------ Supplied information ------
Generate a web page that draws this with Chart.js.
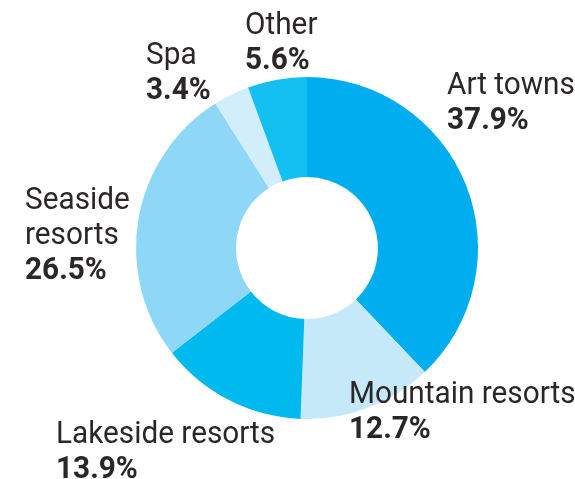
<!DOCTYPE html>
<html>
<head>
<meta charset="utf-8">
<script src="https://cdn.jsdelivr.net/npm/chart.js@4"></script>
<style>
  html, body { margin: 0; padding: 0; background: #fff; }
  #wrap { width: 575px; height: 479px; }
</style>
</head>
<body>
<div id="wrap"><canvas id="chart" width="575" height="479"></canvas></div>
<script>
// Chart data
const categories = ['Art towns', 'Mountain resorts', 'Lakeside resorts', 'Seaside resorts', 'Spa', 'Other'];
const shares = [37.9, 12.7, 13.9, 26.5, 3.4, 5.6];
const colors = ['#00aeef', '#c6e9fa', '#00b9ef', '#8ed7f7', '#d3eefb', '#14bff1'];

// Label layout (left x, baseline of first line) and line breaks
const labelLines = [['Art towns'], ['Mountain resorts'], ['Lakeside resorts'], ['Seaside', 'resorts'], ['Spa'], ['Other']];
const labelPos = [[447, 94], [349, 403], [56, 443], [25, 209], [146, 64], [245, 34]];

const lineGap = 35;
const squeeze = 0.93;

const labelPlugin = {
  id: 'sliceLabels',
  afterDraw(chart) {
    const ctx = chart.ctx;
    const values = chart.data.datasets[0].data;
    ctx.save();
    ctx.fillStyle = '#2b2728';
    ctx.textBaseline = 'alphabetic';
    ctx.textAlign = 'left';
    labelLines.forEach((lines, i) => {
      const [x, y] = labelPos[i];
      const rows = lines.map(t => ({ text: t, font: '32px Roboto' }));
      rows.push({ text: values[i].toFixed(1) + '%', font: 'bold 32px Roboto' });
      rows.forEach((row, j) => {
        ctx.save();
        ctx.translate(x, y + j * lineGap);
        ctx.scale(squeeze, 1);
        ctx.font = row.font;
        ctx.fillText(row.text, 0, 0);
        ctx.restore();
      });
    });
    ctx.restore();
  }
};

new Chart(document.getElementById('chart'), {
  type: 'doughnut',
  data: {
    labels: categories,
    datasets: [{
      data: shares,
      backgroundColor: colors,
      borderWidth: 0,
      hoverOffset: 0
    }]
  },
  options: {
    responsive: false,
    animation: false,
    cutout: '41.5%',
    layout: { padding: { left: 136, right: 97, top: 77, bottom: 60 } },
    plugins: {
      legend: { display: false },
      tooltip: { enabled: false }
    }
  },
  plugins: [labelPlugin]
});
</script>
</body>
</html>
------
## Goal of the exercise:
Pictures are excluded; extract exactly the lines from the start of the data through the line that holds "const squeeze = 0.93;", both ends included.

## Completed exercise:
Generate a web page that draws this with Chart.js.
<!DOCTYPE html>
<html>
<head>
<meta charset="utf-8">
<script src="https://cdn.jsdelivr.net/npm/chart.js@4"></script>
<style>
  html, body { margin: 0; padding: 0; background: #fff; }
  #wrap { width: 575px; height: 479px; }
</style>
</head>
<body>
<div id="wrap"><canvas id="chart" width="575" height="479"></canvas></div>
<script>
// Chart data
const categories = ['Art towns', 'Mountain resorts', 'Lakeside resorts', 'Seaside resorts', 'Spa', 'Other'];
const shares = [37.9, 12.7, 13.9, 26.5, 3.4, 5.6];
const colors = ['#00aeef', '#c6e9fa', '#00b9ef', '#8ed7f7', '#d3eefb', '#14bff1'];

// Label layout (left x, baseline of first line) and line breaks
const labelLines = [['Art towns'], ['Mountain resorts'], ['Lakeside resorts'], ['Seaside', 'resorts'], ['Spa'], ['Other']];
const labelPos = [[447, 94], [349, 403], [56, 443], [25, 209], [146, 64], [245, 34]];

const lineGap = 35;
const squeeze = 0.93;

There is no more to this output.